I developed a deeper appreciation of their compassion in one experience that is still fresh in my mind. It was at the end of my month in Calcutta, and I was asked on a feast day to go up where the sisters lived while they prayed in the chapel to bless the entire residence with holy water and invoke God’s blessing.

I walked into a room that had probably 50 beds. There were about 150 sisters in the convent, so there were three of these rooms. Above each bed was a wire that went the length of the room, and on that wire hung the sisters’ saris – the ones they would wear the next day. All their possessions were in shoeboxes under their beds.

Can you imagine any of us having all our possessions in a shoebox? Two saris and a shoebox was all they had. I can’t imagine any greater example of compassion that giving up everything to serve the poor and minister to those in need.

A quarter of a century later, I worry about our own compassion. As the former head of Catholic Charities, I realize there are more struggles now to feed people and to make sure they are comfortable coming to our food programs amid increased worries about immigration issues and their safety.

I hear more about those staying inside as much as possible because they are worried about possible repercussions if they are found on the wrong side of decisions that could get them deported. We also now have troops on our streets in Washington. I know some are in favor of it and others are not. Either way, it changes the atmosphere for those who want to enjoy our great city.
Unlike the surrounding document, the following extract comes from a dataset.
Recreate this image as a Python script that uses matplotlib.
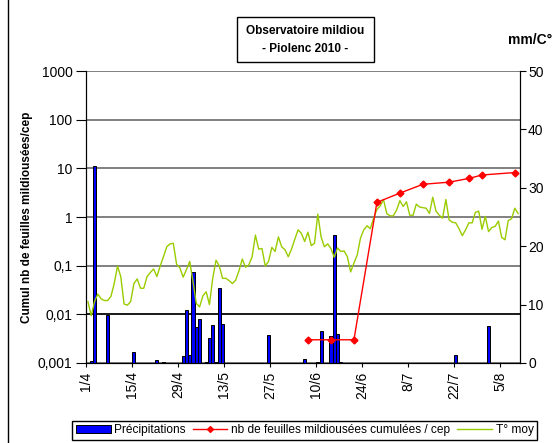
import matplotlib.pyplot as plt
import numpy as np
import pandas as pd
from matplotlib.lines import Line2D
from matplotlib.patches import Patch, Rectangle
from matplotlib.ticker import NullLocator

plt.rcParams['font.family'] = ['Liberation Sans', 'DejaVu Sans']

# saison du 1/4 au 10/8/2010
start = pd.Timestamp('2010-04-01')
n_days = 132

# température moyenne journalière (°C), un point par jour depuis le 1/4
temp = [10.5, 8.1, 10.5, 11.8, 11.0, 10.7, 10.7, 11.4, 13.6, 16.6,
        14.8, 10.1, 9.9, 10.5, 13.6, 14.4, 12.8, 12.8, 14.8, 15.5,
        16.1, 14.8, 16.6, 18.2, 19.9, 20.4, 20.5, 16.9, 16.3, 14.7,
        16.0, 17.4, 13.9, 10.2, 9.6, 11.5, 12.2, 10.0, 14.5, 17.6,
        16.6, 14.5, 14.5, 14.1, 13.6, 14.2, 15.8, 17.8, 16.4, 16.8,
        18.2, 21.9, 19.5, 19.6, 16.6, 17.4, 19.8, 19.1, 21.6, 19.9,
        19.4, 18.2, 19.5, 21.2, 22.8, 22.2, 20.8, 22.4, 20.1, 20.5,
        25.5, 21.6, 19.9, 20.4, 19.6, 18.1, 19.7, 19.1, 19.2, 18.2,
        15.6, 17.1, 18.5, 21.4, 22.8, 23.5, 23.0, 24.8, 26.3, 26.9,
        28.0, 25.6, 25.2, 25.2, 26.2, 27.8, 26.8, 27.6, 25.3, 25.3,
        27.2, 26.7, 26.6, 26.5, 25.6, 28.4, 26.0, 25.3, 24.8, 28.0,
        24.5, 24.1, 24.0, 23.0, 21.8, 22.8, 24.0, 24.0, 25.8, 26.0,
        22.9, 25.1, 22.5, 23.2, 23.4, 24.3, 21.5, 21.1, 24.4, 24.7,
        26.5, 25.6]

# précipitations (mm)
rain_dates = ['2/4', '3/4', '7/4', '15/4', '22/4', '24/4', '30/4', '1/5', '2/5',
              '3/5', '4/5', '5/5', '7/5', '8/5', '9/5', '10/5', '11/5', '12/5',
              '26/5', '6/6', '10/6', '11/6', '14/6', '15/6', '16/6', '17/6',
              '22/7', '1/8']
rain_mm = [0.3, 33.8, 8.2, 1.9, 0.45, 0.25, 1.2, 9.0, 1.4,
           15.5, 6.2, 7.5, 0.2, 4.2, 6.5, 0.2, 12.8, 6.7,
           4.8, 0.7, 0.2, 5.5, 4.6, 21.9, 5.0, 0.2,
           1.3, 6.3]

# cumul feuilles mildiousées / cep
leaf_dates = ['7/6', '14/6', '21/6', '28/6', '5/7', '12/7', '20/7', '26/7', '30/7', '9/8']
leaf_counts = [0.003, 0.003, 0.003, 2.0, 3.1, 4.7, 5.2, 6.2, 7.3, 8.2]

tick_dates = ['1/4', '15/4', '29/4', '13/5', '27/5', '10/6', '24/6', '8/7', '22/7', '5/8']
log_ticks = [0.001, 0.01, 0.1, 1, 10, 100, 1000]
log_labels = ['0,001', '0,01', '0,1', '1', '10', '100', '1000']
right_ticks = [0, 10, 20, 30, 40, 50]


def day(dm):
    d, m = dm.split('/')
    return (pd.Timestamp(2010, int(m), int(d)) - start).days


fig = plt.figure(figsize=(5.55, 4.43), dpi=100)
ax = fig.add_axes([0.1555, 0.1806, 0.781, 0.6591])

# axe gauche (log) : grille
ax.set_yscale('log')
ax.set_ylim(0.001, 1000)
ax.set_yticks(log_ticks)
ax.set_yticklabels(log_labels)
ax.yaxis.set_minor_locator(NullLocator())
ax.grid(axis='y', color='#808080', lw=1.4)
ax.axhline(0.01, color='black', lw=1.1)
ax.set_xlim(0, n_days)
ax.set_xticks([day(t) for t in tick_dates])
ax.set_xticklabels(tick_dates, rotation=90)
ax.tick_params(axis='y', direction='out', length=7, pad=3, labelsize=10)
ax.tick_params(axis='x', direction='out', length=3, pad=3, labelsize=10)
ax.spines['top'].set_visible(False)

# axe droit : précipitations et température
ax2 = ax.twinx()
ax2.set_ylim(0, 50)
ax2.set_yticks(right_ticks)
ax2.tick_params(axis='y', direction='out', length=4, pad=2, labelsize=10)
ax2.spines['top'].set_visible(False)
ax2.bar([day(d) + 0.5 for d in rain_dates], rain_mm, width=0.95,
        color='#0000FF', edgecolor='black', lw=0.7)
ax2.plot(np.arange(n_days) + 0.5, temp, color='#99CC00', lw=1)

# feuilles mildiousées au dessus
ax3 = ax.twinx()
ax3.set_yscale('log')
ax3.set_ylim(0.001, 1000)
ax3.axis('off')
ax3.plot([day(d) + 0.5 for d in leaf_dates], leaf_counts, color='red', lw=1,
         marker='D', ms=3.5)

# titre
fig.patches.append(Rectangle((237 / 555, 1 - 62 / 443), 137 / 555, 45 / 443,
                             transform=fig.transFigure, fill=True, facecolor='white',
                             edgecolor='black', lw=1))
fig.text(305.5 / 555, 1 - 40 / 443, 'Observatoire mildiou\n- Piolenc 2010 -',
         ha='center', va='center', fontsize=8.5, fontweight='bold', linespacing=1.7)
fig.text(552 / 555, 1 - 40 / 443, 'mm/C°', ha='right', va='center',
         fontsize=10, fontweight='bold')
fig.text(27 / 555, 1 - 217 / 443, 'Cumul nb de feuilles mildiousées/cep',
         rotation=90, ha='center', va='center', fontsize=8.5, fontweight='bold')

# bord gauche du graphique
fig.lines.append(Line2D([8 / 555, 8 / 555], [0, 1], transform=fig.transFigure,
                        color='black', lw=1))

handles = [Patch(facecolor='#0000FF', edgecolor='black', lw=0.7),
           Line2D([], [], color='red', lw=1, marker='D', ms=3),
           Line2D([], [], color='#99CC00', lw=1)]
labels = ['Précipitations', 'nb de feuilles mildiousées cumulées / cep', 'T° moy']
leg = fig.legend(handles, labels, loc='center', bbox_to_anchor=(0.549, 0.029),
                 ncol=3, fontsize=8.6, handlelength=2.9, handleheight=0.6,
                 columnspacing=0.6, handletextpad=0.3, borderpad=0.3,
                 fancybox=False, edgecolor='black', framealpha=1)
leg.get_frame().set_linewidth(1)

fig.savefig('out.png', dpi=100)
I was talking recently to a woman who told me that she and her husband have been here for years but are technically illegal. They have worked in various capacities through the years. She said their children are safe, were born here, and are currently in Catholic schools. She and her husband are happy their kids have a home here, but they worry about being forced to leave.
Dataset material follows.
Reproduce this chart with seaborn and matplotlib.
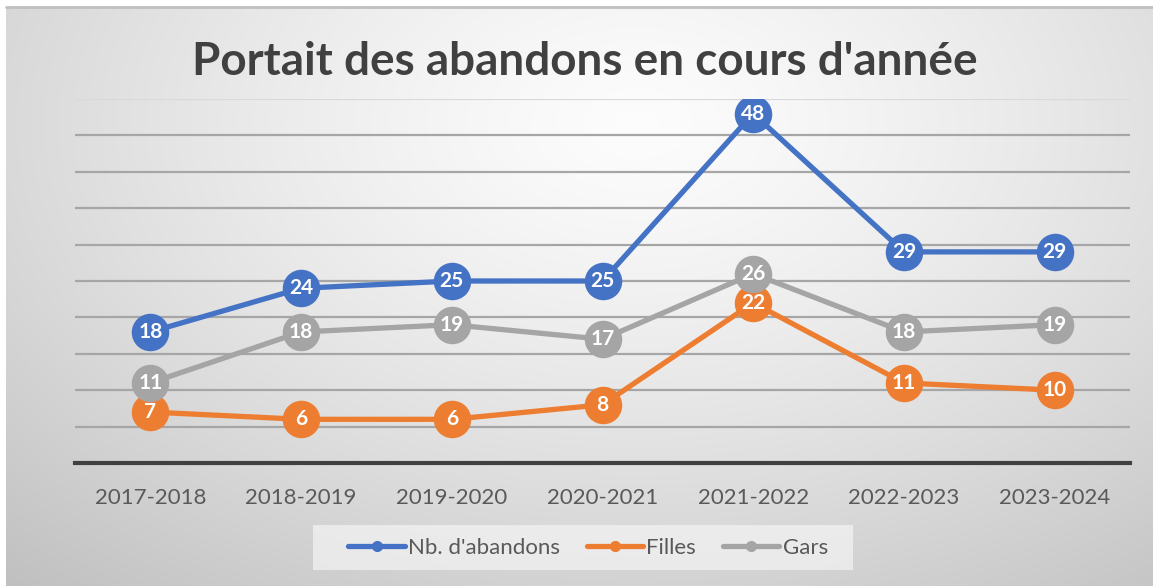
import numpy as np
import pandas as pd
import matplotlib
matplotlib.use("Agg")
import matplotlib.pyplot as plt
import seaborn as sns
from matplotlib.lines import Line2D
from matplotlib.patches import Rectangle

years = ["2017-2018", "2018-2019", "2019-2020", "2020-2021", "2021-2022", "2022-2023", "2023-2024"]
abandons = [18, 24, 25, 25, 48, 29, 29]
filles = [7, 6, 6, 8, 22, 11, 10]
gars = [11, 18, 19, 17, 26, 18, 19]
series_names = ["Nb. d'abandons", "Filles", "Gars"]
colors = ["#4472C4", "#ED7D31", "#A5A5A5"]
title = "Portait des abandons en cours d'année"

sns.set_theme(style="white")
plt.rcParams['font.family'] = ['Lato', 'DejaVu Sans']

df = pd.DataFrame({
    "year": years * 3,
    "x": list(range(len(years))) * 3,
    "value": abandons + filles + gars,
    "series": [series_names[0]] * 7 + [series_names[1]] * 7 + [series_names[2]] * 7,
})

W, H = 1153, 586
fig = plt.figure(figsize=(W / 100, H / 100), dpi=100)
fig.patch.set_facecolor("white")

# background radial gradient
bg = fig.add_axes([6 / W, 0, 1 - 6 / W, 1 - 7 / H])
bg.set_axis_off()
yy, xx = np.mgrid[0:300, 0:600]
cx, cy = 330, 60
r = np.sqrt(((xx - cx) / 600) ** 2 + ((yy - cy) / 380) ** 2)
val = 0.99 - 0.30 * np.clip(r, 0, 1) ** 1.3
img = np.dstack([val, val, val])
bg.imshow(img, aspect="auto", extent=[0, 1, 0, 1], origin="upper")
bg.set_xlim(0, 1)
bg.set_ylim(0, 1)
bg.plot([0, 1], [1, 1], color="#bfbfbf", lw=2, transform=bg.transAxes, clip_on=False)

ax = fig.add_axes([75 / W, 1 - 463 / H, (1130 - 75) / W, (463 - 99) / H])
ax.set_facecolor("none")

sns.lineplot(data=df, x="x", y="value", hue="series", palette=colors,
             hue_order=series_names, marker="o", markersize=27, linewidth=3.8,
             markeredgewidth=0, ax=ax, legend=False, zorder=3)

for name, vals in zip(series_names, [abandons, filles, gars]):
    for i, v in enumerate(vals):
        ax.text(i, v, str(v), ha="center", va="center", color="white",
                fontsize=15, fontweight="bold", zorder=5)

ax.set_xlim(-0.5, len(years) - 0.5)
ax.set_ylim(0, 50)
ax.set_yticks(np.arange(5, 46, 5))
ax.set_xticks(range(len(years)))
ax.set_xticklabels(years, fontsize=16, color="#595959")
ax.tick_params(axis="y", left=False, labelleft=False)
ax.tick_params(axis="x", bottom=False, pad=12)
ax.grid(axis="y", color="#a6a6a6", linewidth=1.6, zorder=0)
ax.grid(axis="x", visible=False)
ax.axhline(50, color="#d9d9d9", linewidth=1.6, zorder=0)
ax.set_axisbelow(True)
for s in ["top", "right", "left"]:
    ax.spines[s].set_visible(False)
ax.spines["bottom"].set_color("#404040")
ax.spines["bottom"].set_linewidth(3)
ax.set_xlabel("")
ax.set_ylabel("")

fig.text(585 / W, 1 - 62 / H, title, ha="center", va="center", fontsize=33,
         fontweight="bold", color="#404040")

# legend background box
fig.patches.append(Rectangle((313 / W, 1 - 570 / H), (853 - 313) / W, 45 / H,
                             transform=fig.transFigure, facecolor="#f4f4f4",
                             alpha=0.7, edgecolor="none", zorder=1))
handles = [Line2D([0], [0], color=c, lw=3.8, marker="o", markersize=7) for c in colors]
leg = fig.legend(handles, series_names, loc="center", bbox_to_anchor=(588 / W, 1 - 548 / H),
                 ncol=3, fontsize=16, frameon=False, handlelength=2.55, handletextpad=0.14,
                 columnspacing=1.2, borderpad=0, borderaxespad=0)
for t in leg.get_texts():
    t.set_color("#595959")

fig.savefig("out.png", dpi=100)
We all have opinions on border policies, including me, and I pray for a good solution. But that’s not my lane. When someone is standing in front of me and needs help, I can’t turn my back on them. I don’t think Jesus would want me to.

We hear at least six times in the Gospels that Jesus’s heart was “moved with compassion,” which is the meaning of the Greek word splanchnizomai. It is a powerful term for compassion so deep it is felt in our very core – in the “guts,” as the Greek term suggests.

Are our hearts still moved with pity? I hope so.

We all desire justice in our world, and I pray we move toward that. I also pray that we never lose sight of compassion and mercy. We will rely on God’s compassion and mercy when we face our final judgment, and we do well to show our own compassion it to our brothers and sisters made in God’s image.

(Msgr. John Enzler serves as the mission advocate of Catholic Charities of The Roman Catholic Archdiocese of Washington and is a chaplain at his alma mater, St. John’s College High School in Washington. He writes the Faith in Action column for the archdiocese’s Catholic Standard and Spanish-language El Pregonero newspapers and websites.)